Stated task ::
Pull every "this" line out of the data below.

* * * * * * *

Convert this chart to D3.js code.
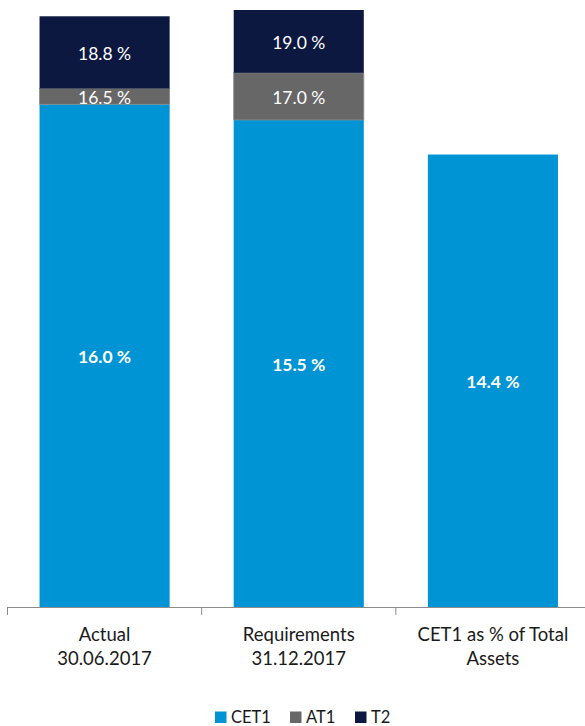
<!DOCTYPE html>
<html>
<head>
<meta charset="utf-8">
<script src="https://cdn.jsdelivr.net/npm/d3@7/dist/d3.min.js"></script>
<style>
  html, body { margin: 0; padding: 0; background: #fff; }
  svg { display: block; font-family: Lato, "Open Sans", sans-serif; }
</style>
</head>
<body>
<svg id="chart" width="585" height="726"></svg>
<script>
// Capital ratios, in percent of risk-weighted assets (cumulative tier levels)
const categories = [
  ["Actual", "30.06.2017"],
  ["Requirements", "31.12.2017"],
  ["CET1 as % of Total", "Assets"]
];
const cet1Level = [16.0, 15.5, 14.4];          // CET1
const at1Level  = [16.5, 17.0, null];          // CET1 + AT1
const t2Level   = [18.8, 19.0, null];          // CET1 + AT1 + T2 (total capital)
const seriesNames = ["CET1", "AT1", "T2"];
const colors = { CET1: "#0094d4", AT1: "#676767", T2: "#0c1840" };

const svg = d3.select("#chart");
const W = 585;

const x = d3.scaleBand()
  .domain(d3.range(categories.length))
  .range([7.5, 590])
  .padding(0);
const barW = x.bandwidth() * 0.67;

const y = d3.scaleLinear().domain([0, 19]).range([607, 10]);

const fmt = v => d3.format(".1f")(v) + " %";

// Build segments: each tier spans from the previous level to its own level
const segments = [];
categories.forEach((c, i) => {
  const levels = [
    { key: "CET1", lo: 0, hi: cet1Level[i] },
    { key: "AT1", lo: cet1Level[i], hi: at1Level[i] },
    { key: "T2", lo: at1Level[i], hi: t2Level[i] }
  ];
  levels.forEach(s => {
    if (s.hi != null && s.lo != null) segments.push({ i, ...s });
  });
});

const g = svg.append("g");

g.selectAll("rect.seg")
  .data(segments)
  .join("rect")
  .attr("class", "seg")
  .attr("x", d => x(d.i) + (x.bandwidth() - barW) / 2)
  .attr("width", barW)
  .attr("y", d => y(d.hi))
  .attr("height", d => y(d.lo) - y(d.hi))
  .attr("fill", d => colors[d.key])
  .attr("stroke", d => d.key === "AT1" ? "#8a8a8a" : "none")
  .attr("stroke-width", 0.8);

// Value labels, centred in each segment, stating the cumulative level
g.selectAll("text.val")
  .data(segments)
  .join("text")
  .attr("class", "val")
  .attr("x", d => x(d.i) + x.bandwidth() / 2)
  .attr("y", d => (y(d.lo) + y(d.hi)) / 2)
  .attr("dy", "0.42em")
  .attr("text-anchor", "middle")
  .attr("fill", "#fff")
  .attr("font-size", 17.5)
  .attr("font-weight", d => d.key === "CET1" ? 700 : 400)
  .text(d => fmt(d.hi));

// Category axis
const axis = svg.append("g");
axis.append("line")
  .attr("x1", 7.5).attr("x2", W)
  .attr("y1", y(0) + 0.5).attr("y2", y(0) + 0.5)
  .attr("stroke", "#8c8c8c").attr("stroke-width", 1);
axis.selectAll("line.tick")
  .data(d3.range(categories.length + 1))
  .join("line")
  .attr("class", "tick")
  .attr("x1", i => (i < categories.length ? x(i) : x(i - 1) + x.bandwidth()))
  .attr("x2", i => (i < categories.length ? x(i) : x(i - 1) + x.bandwidth()))
  .attr("y1", y(0)).attr("y2", y(0) + 8)
  .attr("stroke", "#8c8c8c").attr("stroke-width", 1);

axis.selectAll("text.cat")
  .data(categories)
  .join("text")
  .attr("class", "cat")
  .attr("x", (d, i) => x(i) + x.bandwidth() / 2)
  .attr("y", 641)
  .attr("text-anchor", "middle")
  .attr("fill", "#1a1a1a")
  .attr("font-size", 18.5)
  .each(function(d) {
    d3.select(this).selectAll("tspan")
      .data(d)
      .join("tspan")
      .attr("x", d3.select(this).attr("x"))
      .attr("dy", (t, k) => k === 0 ? 0 : 24.3)
      .text(t => t);
  });

// Legend
const legend = svg.append("g").attr("transform", "translate(215,711.5)");
const legendX = [0, 75, 140];
seriesNames.forEach((name, k) => {
  const lg = legend.append("g").attr("transform", `translate(${legendX[k]},0)`);
  lg.append("rect").attr("width", 11.5).attr("height", 11.5).attr("fill", colors[name]);
  lg.append("text")
    .attr("x", 16).attr("y", 11.2)
    .attr("fill", "#1a1a1a").attr("font-size", 16.5)
    .text(name);
});
</script>
</body>
</html>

* * * * * * *

Solved problem ::
Convert this chart to D3.js code.
    d3.select(this).selectAll("tspan")
      .attr("x", d3.select(this).attr("x"))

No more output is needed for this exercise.